Pendant quinze ans, il était chic, si on voulait être différent, d’être écologiste, de manger bio, de se préoccuper de la nature.
Pour beaucoup de ces gens-là, ce fut et c’est encore un combat sincère ; et on peut les remercier d’avoir ouvert la voie à tous ceux qui aujourd’hui reconnaissent enfin la gravité de ces alarmes et l’importance de changer radicalement de comportement, individuel et collectif, pour que notre planète puisse survivre.
Pour certains d’entre eux ce n’était, et ce n’est encore qu’une mode, sans relation avec leurs propres comportements ; une mode de riches, certains de s’en tirer, même si le monde va mal comme ils l’annoncent, et ayant déjà cherché refuge, pour la plus part d’entre eux, dans des paradis climatiques ou fiscaux, donnant des leçons à tout le monde sans rien faire eux même de concret pour améliorer le sort des générations futures ; souvent au nom d’un savoir scientifique tiré de vieux diplômes et de quelques lectures sommaires, soigneusement rassemblées dans des sites spécialisées dans la publication de mauvaises nouvelles, souvent malheureusement aussi fausses que l’étaient les bonnes avant eux.

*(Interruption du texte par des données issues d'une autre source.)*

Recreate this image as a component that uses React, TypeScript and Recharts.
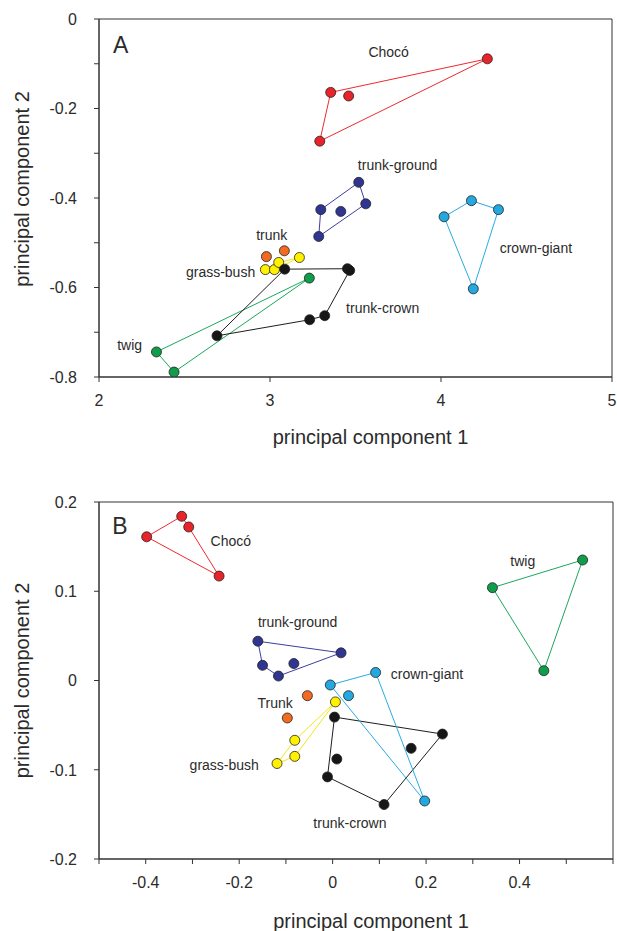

Pour d’autres enfin, écologistes extrémistes, c’est devenu une attitude totalitaire, affirmant que tout est perdu, que l’humanité va disparaître, et que la seule chose qu’on puisse faire est d’accélérer sa disparition en ne faisant plus d’enfant et en ne soignant plus les personnes âgées ; et autres folies.
Aujourd’hui, on trouve le même spectre de comportement à l’autre bout de l’échelle de pensée, chez les anti-écologistes.
Il y a ceux qui disent sérieusement qu’il faut raison garder, qu’il ne faut pas désespérer, que rien n’est perdu si on investit massivement dans les économies d’énergie et dans les nouvelles technologies permettant de ne plus dépenser d’énergie, en modifiant nos comportements alimentaires, sociaux, culturels, en réduisant la folie d’un nomadisme suicidaire, sans pour autant verser dans un catastrophisme désespérant.
Il y a aussi ceux pour qui la critique de l’écologie est une nouvelle mode de riches, certains, eux aussi, de s’en tirer si le monde va mal. Ayant déjà cherché refuge, eux aussi, pour la plupart dans des paradis climatiques ou fiscaux, donnant des leçons à tout le monde sans rien faire eux-mêmes de concret pour améliorer le sort des générations futures.
Enfin, il y a ceux qui assènent péremptoirement que l’écologie n’est qu’une nouvelle forme de dictature dont il faudrait se garder, se moquant de tous ceux qui tentent, à leur façon, d’alerter sur les dangers du monde.
Si les écolos mondains étaient souvent ridicules et désespérants, c’est encore pire avec les anti-écolos mondains, qui, au nom d’un savoir scientifique tiré de vieux diplômes et de quelques lectures sommaires, soigneusement rassemblées dans des sites spécialisés dans la publication de bonnes nouvelles, souvent malheureusement aussi fausses que ne l’étaient les mauvaises.
Le monde va très mal. Si on ne fait rien, en 2050, il sera invivable pour au moins deux à trois milliards d’individus, dont ne feront pas partie les anti-écolos mondains d’aujourd’hui. Nous ne pouvons pas nous y résigner. Il nous faut changer de comportement, de politique, de société, de système. Et si cela signifie, en particulier, ne pas manger quoi que ce soit de frais qui ne soit pas produit en saison et à moins de quelques centaines de kilomètres de chez soi, ce n’est pas grave : personne ne mourra de se priver d’huîtres ou de homards, s’il est trop loin des côtes.